I have found that life is most enjoyable when people are relating on a soul-level. When we are no longer concerned with just the self, but with all, and are striving to make a difference. When that is our intention, life seems to take on a whole new meaning. And what kind of life are we living if there is no meaning? Working a meaningless job is soul-crushing. I visited with a client yesterday who "graduated" from my services and now reflects on the soul-sucking work she was in before we reached her goal (which was to gather the strength and confidence to enter into a new and holistic career, which she did do!). She lamented "day in and day out, 50 hours a week I worked in a job I loathed...never thinking I had another option". Oy!

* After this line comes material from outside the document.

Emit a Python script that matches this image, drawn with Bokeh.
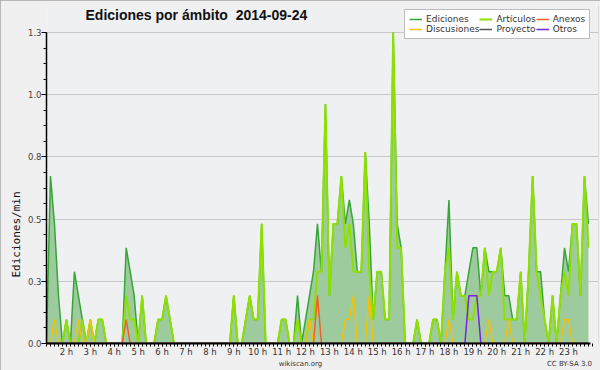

Part of coming out of the dark recesses of isolation is the ability to find meaning, even in the littlest of things. When someone is lost in the dark, synchronicities seem to cease altogether. Synchronicities are the stepping stones of greater awareness of our spirit. When they are missing, a person is disconnected from their higher self. One of the first things people report when begining to work with me is that they are noticing again. There is light. A block has been dissolved. They have faith again, in the process of life. I say this only to have you recognize the importance of relating at a soul-level. It dissolves negativity and invites sacred union. Care is the bridge.
Sometimes it feels weird exhangeing money for care, but this is the world we live in, and like my teacher used to tell me, "a Shaman cannot live on love and water alone". If money can't buy love, at least it can buy good care. Love is created when two or more people have the same intention - to learn and blossom in the company of good, natured souls.